В Берлин, на Эгерштрассе, он с семьей переехал в августе 1920-го, сыновья приезжали из Кембриджа на каникулы. Выяснилось, что на песке построены расчеты, связывающие освобождение России с активным вооруженным вмешательством Антанты. Лондонская глава начинающейся истории эмиграции была дописана, едва начавшись. Берлин, несмотря на послевоенную разруху, становился притягателен для русских изгнанников. Здесь было намного проще и с документами, и с жизнеустройством. Здесь русская диаспора росла буквально по часам, а значит, чувство, что пронесшимся ураганом человека вышвырнуло из обжитого дома, от которого остались одни обломки, хоть чуточку ослабевало.

Владимира Дмитриевича обветшавшая немецкая столица манила тем, что в ней образовался один из главных центров политической жизни зарубежной России. Появилась возможность издавать большую ежедневную газету с четко обозначенной демократической позицией. 17 ноября 1920 года вышел первый номер «Руля».

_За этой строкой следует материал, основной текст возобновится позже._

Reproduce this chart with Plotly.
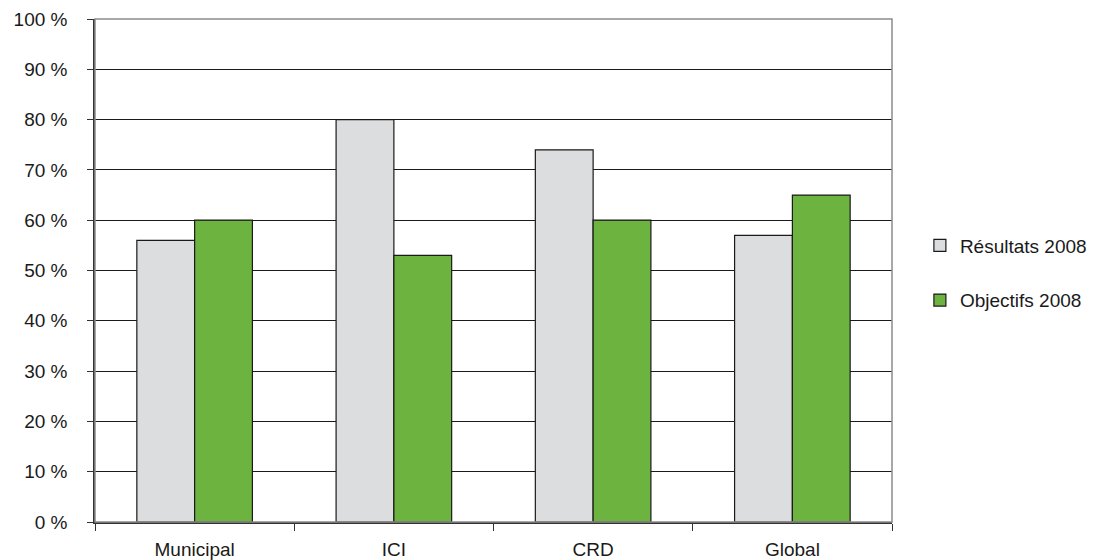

В титрах указывалось, что газета издается под редакцией И. В. Гессена, А. И. Каминки и В. Д. Набокова, трех влиятельных и широко известных членов кадетской партии, которые и после катастрофы 17-го года сохранили верность основным партийным принципам и тактическим установкам. Чуть раньше в Париже стала выходить газета Милюкова «Последние новости». Сразу же обнаружилось, что революция и гражданская война развели недавних единомышленников достаточно далеко. Два кадетских издания вели друг с другом откровенную или скрытую полемику. Порой она принимала острый характер.